また、24日にスタートした国家の裏側・タブーに切り込んだ社会派政治ドラマ「フクロウと呼ばれた男」では、あらゆるスキャンダルやセンセーショナルな事件を、時にもみ消し、時に明るみにさらして解決してきた黒幕/フィクサーである“フクロウ”こと主人公・大神龍太郎(田中泯)の次女・理沙子を演じている。

大神家の末っ子で、恐らく甘やかされて伸び伸び育ったんだろうなと感じさせる雰囲気、歌手を目指してひたむきに頑張る姿、年上彼氏の前で見せる“甘さ”のバランスも良く、年の離れた兄姉にはやや距離を感じているものの、年の近い兄・龍(新田真剣佑)のことは慕っている節がある美少女を好演している。総理大臣にすら気後れせず意見を言える父・龍太郎もなかなか言いたいことが言えない感じで、ネックレスをプレゼントするシーンのやりとりは特にほほ笑ましかった。

■抜群の歌唱力でブレイクの予感

今作で特筆すべきはその声。劇中で絢香のヒット曲「I believe」をお偉いさんたちの前で披露しているが、この歌声がまたカラオケ的な絢香のモノマネという感じではなく、アーティストがカバーしているような歌い方で驚いた。もともと演技のほうでもかわいらしい声が魅力的ではあったが、あらためてその声の魅力にひかれた。ドラマ内でオリジナル曲も披露しているが、これまた違うテイストの楽曲を魅力的に表現している。演技だけでなく、彼女の声にも注目してみてほしい。

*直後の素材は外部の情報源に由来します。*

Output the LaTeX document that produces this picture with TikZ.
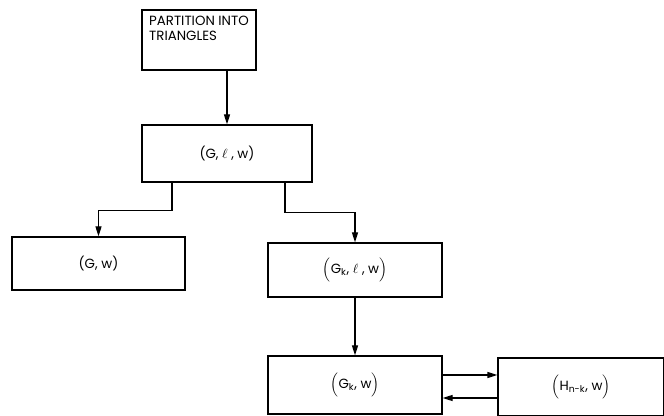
\documentclass[tikz,border=0pt]{standalone}
\usepackage{fontspec}
\setmainfont{Poppins}
\usetikzlibrary{positioning,arrows.meta,calc}
\tikzset{
  box/.style ={draw=black, line width=.9pt, fill=white, align=center, inner sep=3pt, font=\fontsize{10}{11.5}\selectfont},
  ln/.style  ={draw=black, line width=.9pt, -{Triangle[length=7.5pt,width=4.5pt]}},
}
\newcommand{\sub}[1]{\textsubscript{#1}}

\begin{document}
\begin{tikzpicture}[x=0.75pt,y=-0.75pt]
    \useasboundingbox (0,0) rectangle (664,416);
    \node[box,align=left,minimum width=85.5pt,minimum height=45pt] (part) at (199,40)
      {PARTITION INTO\\ TRIANGLES\\[6pt]};
    \node[box,minimum width=127.5pt,minimum height=42.75pt] (glw) at (227,153.5)
      {(G, $\ell$ , w)};
    \node[box,minimum width=129.75pt,minimum height=39.75pt] (gw) at (98.5,263.5)
      {(G, w)};
    \node[box,minimum width=130.5pt,minimum height=40.5pt] (gklw) at (355,270)
      {$\Bigl($G\sub{k}, $\ell$ , w$\Bigr)$};
    \node[box,minimum width=130.5pt,minimum height=43.5pt] (gkw) at (355,385)
      {$\Bigl($G\sub{k}, w$\Bigr)$};
    \node[box,minimum width=124.5pt,minimum height=43.5pt] (hw) at (581,387)
      {$\Bigl($H\sub{n-k}, w$\Bigr)$};

    \coordinate (fwd) at ($(gkw.east)+(0,-10)$);
    \coordinate (bck) at ($(gkw.east)+(0,13)$);

    \draw[ln] (part.south -| glw.north) -- (glw.north);
    \draw[ln] ($(glw.south)+(-55,0)$) -- ++(0,28) -| (gw.north);
    \draw[ln] ($(glw.south)+(58,0)$) -- ++(0,30) -| (gklw.north);
    \draw[ln] (gklw.south) -- (gkw.north);
    \draw[ln] (fwd) -- (fwd -| hw.west);
    \draw[ln] (bck -| hw.west) -- (bck);
\end{tikzpicture}
\end{document}
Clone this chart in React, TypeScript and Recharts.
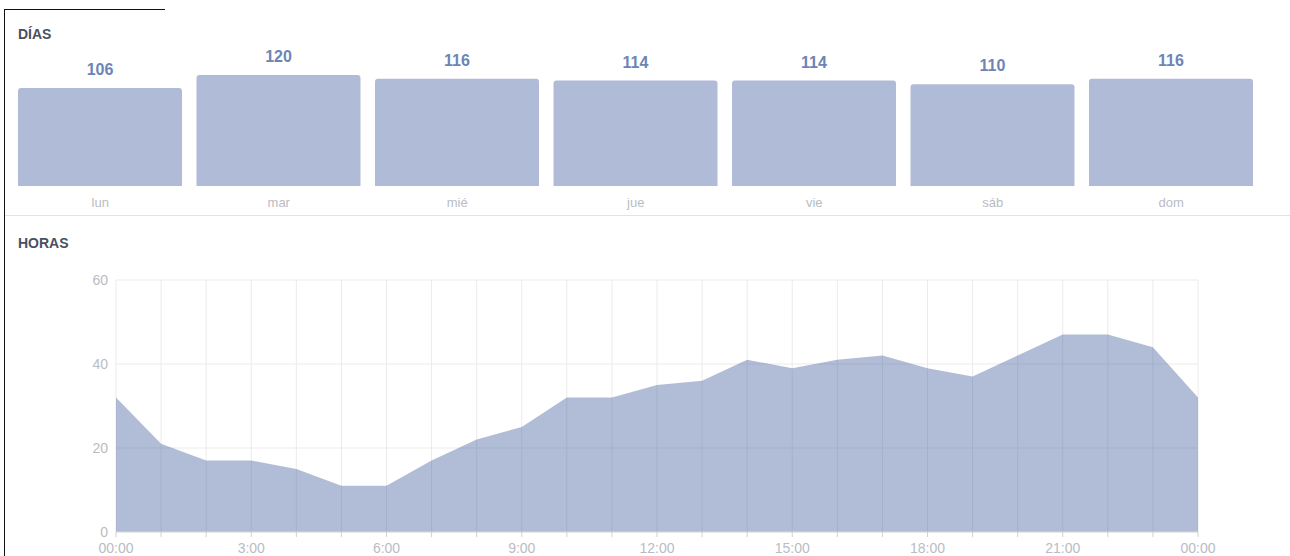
import React from 'react';
import {
  Area,
  AreaChart,
  Bar,
  BarChart,
  CartesianGrid,
  LabelList,
  XAxis,
  YAxis,
} from 'recharts';

const DAYS = ['lun', 'mar', 'mié', 'jue', 'vie', 'sáb', 'dom'];
const DAY_VALUES = [106, 120, 116, 114, 114, 110, 116];

const HOURS = [0, 1, 2, 3, 4, 5, 6, 7, 8, 9, 10, 11, 12, 13, 14, 15, 16, 17, 18, 19, 20, 21, 22, 23, 24];
const HOUR_VALUES = [32, 21, 17, 17, 15, 11, 11, 17, 22, 25, 32, 32, 35, 36, 41, 39, 41, 42, 39, 37, 42, 47, 47, 44, 32];
const HOUR_LABELS = [
  '00:00', '', '', '3:00', '', '', '6:00', '', '', '9:00', '', '', '12:00',
  '', '', '15:00', '', '', '18:00', '', '', '21:00', '', '', '00:00',
];
const Y_TICKS = [0, 20, 40, 60];

const dayData = DAYS.map((day, i) => ({ day, value: DAY_VALUES[i] }));
const hourData = HOURS.map((hour, i) => ({ hour, value: HOUR_VALUES[i] }));

const FONT = '"Liberation Sans", Arial, Helvetica, sans-serif';
const TICK_COLOR = '#b9bcc4';

const titleStyle: React.CSSProperties = {
  position: 'absolute',
  left: 18,
  fontFamily: FONT,
  fontWeight: 'bold',
  fontSize: 14,
  color: '#4b5060',
  lineHeight: '16px',
};

export default function App() {
  return (
    <div
      style={{
        position: 'absolute',
        left: 0,
        top: 0,
        width: 1290,
        height: 556,
        background: '#fff',
        overflow: 'hidden',
        fontFamily: FONT,
      }}
    >
      {/* stray frame from the original screenshot */}
      <div
        style={{
          position: 'absolute',
          left: 4,
          top: 9,
          width: 160,
          height: 600,
          borderTop: '1px solid #111',
          borderLeft: '1px solid #111',
        }}
      />
      <div style={{ ...titleStyle, top: 26 }}>DÍAS</div>
      <div style={{ ...titleStyle, top: 235 }}>HORAS</div>
      <div
        style={{
          position: 'absolute',
          left: 5,
          top: 215,
          width: 1285,
          borderTop: '1px solid #e3e3e3',
        }}
      />

      <div style={{ position: 'absolute', left: 0, top: 0 }}>
        <BarChart
          width={1290}
          height={215}
          data={dayData}
          margin={{ top: 75, right: 29.5, bottom: 0, left: 11 }}
          barSize={164}
        >
          <XAxis
            dataKey="day"
            axisLine={false}
            tickLine={false}
            height={29}
            tickMargin={6}
            tick={{ fill: TICK_COLOR, fontSize: 13, fontFamily: FONT }}
          />
          <YAxis hide domain={[0, 120]} />
          <Bar dataKey="value" fill="#b0bcd7" radius={[3, 3, 0, 0]} isAnimationActive={false}>
            <LabelList
              dataKey="value"
              position="top"
              offset={13}
              fill="#6d84b4"
              fontSize={16}
              fontWeight="bold"
              fontFamily={FONT}
            />
          </Bar>
        </BarChart>
      </div>

      <div style={{ position: 'absolute', left: 0, top: 260 }}>
        <AreaChart
          width={1290}
          height={296}
          data={hourData}
          margin={{ top: 20, right: 92, bottom: 0, left: 76 }}
        >
          <CartesianGrid stroke="#ebebeb" />
          <XAxis
            dataKey="hour"
            type="number"
            domain={[0, 24]}
            ticks={HOURS}
            interval={0}
            height={24}
            tickSize={5}
            tickMargin={6}
            axisLine={{ stroke: '#dddddd' }}
            tickLine={{ stroke: '#d0d0d0' }}
            tickFormatter={(v: number) => HOUR_LABELS[v]}
            tick={{ fill: TICK_COLOR, fontSize: 14, fontFamily: FONT }}
          />
          <YAxis
            type="number"
            domain={[0, 60]}
            ticks={Y_TICKS}
            width={40}
            axisLine={false}
            tickLine={false}
            tick={{ fill: TICK_COLOR, fontSize: 14, fontFamily: FONT }}
          />
          <Area
            type="linear"
            dataKey="value"
            stroke="none"
            fill="#3b5998"
            fillOpacity={0.4}
            isAnimationActive={false}
          />
        </AreaChart>
      </div>
    </div>
  );
}
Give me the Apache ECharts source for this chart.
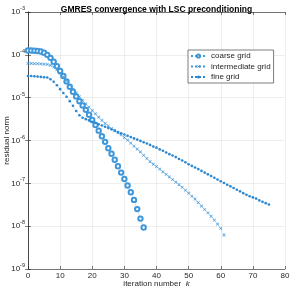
<!DOCTYPE html>
<html>
<head>
<meta charset="utf-8">
<script src="https://cdn.jsdelivr.net/npm/echarts@6/dist/echarts.min.js"></script>
<style>html,body{margin:0;padding:0;background:#fff}#c{width:291px;height:290px}</style>
</head>
<body>
<div id="c"></div>
<script>
var coarseIter = [0,1,2,3,4,5,6,7,8,9,10,11,12,13,14,15,16,17,18,19,20,21,22,23,24,25,26,27,28,29,30,31,32,33,34,35,36];
var coarseRes = [1.26e-4,1.26e-4,1.25e-4,1.23e-4,1.20e-4,1.12e-4,1.0e-4,8.5e-5,6.9e-5,5.4e-5,4.2e-5,3.2e-5,2.4e-5,1.8e-5,1.38e-5,1.07e-5,8.3e-6,6.6e-6,5.2e-6,4.0e-6,3.0e-6,2.3e-6,1.7e-6,1.26e-6,9.3e-7,6.6e-7,4.9e-7,3.55e-7,2.5e-7,1.78e-7,1.26e-7,8.9e-8,6.2e-8,4.1e-8,2.5e-8,1.5e-8,9.3e-9];
var interRes = [6.3e-5,6.3e-5,6.25e-5,6.2e-5,6.15e-5,6.05e-5,6.0e-5,5.7e-5,5.2e-5,4.5e-5,3.7e-5,3.1e-5,2.45e-5,1.95e-5,1.58e-5,1.29e-5,1.05e-5,8.7e-6,7.2e-6,6.0e-6,5.0e-6,4.2e-6,3.5e-6,2.95e-6,2.5e-6,2.2e-6,1.9e-6,1.7e-6,1.5e-6,1.35e-6,1.17e-6,1.02e-6,8.7e-7,7.4e-7,6.3e-7,5.4e-7,4.5e-7,3.8e-7,3.2e-7,2.8e-7,2.45e-7,2.15e-7,1.86e-7,1.62e-7,1.41e-7,1.23e-7,1.07e-7,9.3e-8,8.1e-8,6.9e-8,5.9e-8,5.0e-8,4.3e-8,3.55e-8,2.95e-8,2.45e-8,2.04e-8,1.7e-8,1.38e-8,1.12e-8,8.9e-9,6.2e-9];
var fineRes = [3.2e-5,3.2e-5,3.15e-5,3.1e-5,3.05e-5,3.0e-5,2.95e-5,2.7e-5,2.35e-5,1.95e-5,1.58e-5,1.29e-5,1.05e-5,8.3e-6,6.5e-6,4.9e-6,3.9e-6,3.4e-6,3.15e-6,2.95e-6,2.75e-6,2.57e-6,2.4e-6,2.24e-6,2.1e-6,1.95e-6,1.82e-6,1.7e-6,1.58e-6,1.48e-6,1.38e-6,1.29e-6,1.2e-6,1.12e-6,1.05e-6,9.8e-7,9.1e-7,8.5e-7,7.9e-7,7.2e-7,6.8e-7,6.2e-7,5.75e-7,5.25e-7,4.8e-7,4.45e-7,4.1e-7,3.7e-7,3.4e-7,3.1e-7,2.8e-7,2.55e-7,2.35e-7,2.15e-7,1.95e-7,1.78e-7,1.62e-7,1.48e-7,1.35e-7,1.23e-7,1.12e-7,1.02e-7,9.3e-8,8.5e-8,7.8e-8,7.1e-8,6.5e-8,5.9e-8,5.4e-8,5.0e-8,4.7e-8,4.4e-8,4.0e-8,3.7e-8,3.45e-8,3.2e-8];
var seriesNames = ['coarse grid','intermediate grid','fine grid'];
var xTicks = [0,10,20,30,40,50,60,70,80];
var yExponents = [-9,-8,-7,-6,-5,-4,-3];

function pairs(res){ var out=[]; for (var i=0;i<res.length;i++) out.push([i,res[i]]); return out; }

var minorVals = [];
for (var e=-9;e<-3;e++){ for (var m=2;m<=9;m++){ minorVals.push({yAxis: m*Math.pow(10,e)}); } }

var blue = '#2a87d0';
var lightBlue = '#3f97da';
var txt = '#262626';
var chart = echarts.init(document.getElementById('c'), null, {renderer:'canvas'});
var xMarker = 'path://M0,1.4L1.4,0L5,3.6L8.6,0L10,1.4L6.4,5L10,8.6L8.6,10L5,6.4L1.4,10L0,8.6L3.6,5Z';

var axisCommon = {
  axisLine:{show:true,lineStyle:{color:txt,width:0.6}},
  axisTick:{show:true,inside:true,length:3,lineStyle:{color:txt,width:0.6}}
};

chart.setOption({
  animation:false,
  title:{text:'GMRES convergence with LSC preconditioning',left:151.5,top:0,textAlign:'center',
    textStyle:{fontFamily:'Liberation Sans',fontSize:8.5,fontWeight:'bold',color:'#000'}},
  grid:{left:28,right:6,top:12,bottom:21,containLabel:false,outerBoundsMode:'none'},
  legend:{orient:'vertical',left:188,top:50,itemWidth:15,itemHeight:4,itemGap:2.5,
    data:seriesNames,padding:[2,3,2,2],borderColor:txt,borderWidth:0.6,backgroundColor:'#fff',
    textStyle:{fontFamily:'Liberation Sans',fontSize:8,color:txt,padding:[0,0,0,0]}},
  xAxis:[
    Object.assign({type:'value',min:0,max:80,interval:10,position:'bottom',
      name:'iteration number  {i|k}',nameLocation:'middle',nameGap:11,nameMoveOverlap:false,
      nameTextStyle:{fontFamily:'Liberation Sans',fontSize:8,color:txt,
        rich:{i:{fontFamily:'Liberation Sans',fontSize:8,fontStyle:'italic',color:txt}}},
      axisLabel:{fontFamily:'Liberation Sans',fontSize:8,color:txt,margin:3,
        formatter:function(v){return xTicks.indexOf(v)>=0?String(v):'';}},
      splitLine:{show:true,lineStyle:{color:'#e3e3e3',width:0.6}}},axisCommon),
    Object.assign({type:'value',min:0,max:80,interval:10,position:'top',
      axisLabel:{show:false},splitLine:{show:false}},axisCommon)
  ],
  yAxis:[
    Object.assign({type:'log',logBase:10,min:1e-9,max:1e-3,interval:1,position:'left',
      name:'residual norm',nameLocation:'middle',nameGap:17,nameMoveOverlap:false,
      nameTextStyle:{fontFamily:'Liberation Sans',fontSize:8,color:txt},
      axisLabel:{margin:3,formatter:function(v){var ex=Math.round(Math.log10(v)); if(yExponents.indexOf(ex)<0) return ''; return '{b|10}{s|'+ex+'}';},
        rich:{b:{fontFamily:'Liberation Sans',fontSize:8,color:txt},s:{fontFamily:'Liberation Sans',fontSize:5.5,color:txt,padding:[0,0,7,0]}}},
      splitLine:{show:true,lineStyle:{color:'#e3e3e3',width:0.6}}},axisCommon),
    Object.assign({type:'log',logBase:10,min:1e-9,max:1e-3,interval:1,position:'right',
      axisLabel:{show:false},splitLine:{show:false}},axisCommon)
  ],
  series:[
    {name:'coarse grid',type:'line',data:pairs(coarseRes),symbol:'emptyCircle',symbolSize:4.4,
      lineStyle:{color:lightBlue,width:0.5,type:'dotted'},itemStyle:{color:lightBlue,borderColor:lightBlue,borderWidth:0.5},z:3,
      markLine:{silent:true,symbol:['none','none'],label:{show:false},animation:false,
        lineStyle:{color:'#d0d0d0',width:0.5,type:[1,1.5]},data:minorVals},emphasis:{disabled:true}},
    {name:'intermediate grid',type:'line',data:pairs(interRes),symbol:xMarker,symbolSize:3.2,
      lineStyle:{color:lightBlue,width:0.5,type:'dotted'},itemStyle:{color:lightBlue},z:3,emphasis:{disabled:true}},
    {name:'fine grid',type:'line',data:pairs(fineRes),symbol:'circle',symbolSize:2.6,
      lineStyle:{color:blue,width:0.5,type:'dotted'},itemStyle:{color:blue},z:3,emphasis:{disabled:true}}
  ]
});
</script>
</body>
</html>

龍太郎のようなフィクサーじゃなくても、その活躍をひそかに後押ししたくなる存在感を持つ中田。こじつけではあるが、この春は「フクロウと呼ばれた男」で新田真剣佑の妹役、「366日」では眞栄田郷敦の妹役という不思議な偶然も…。今後のドラマ・映画界に欠かせない存在になる予感がするし、何なら音楽活動のほうも期待してみたい。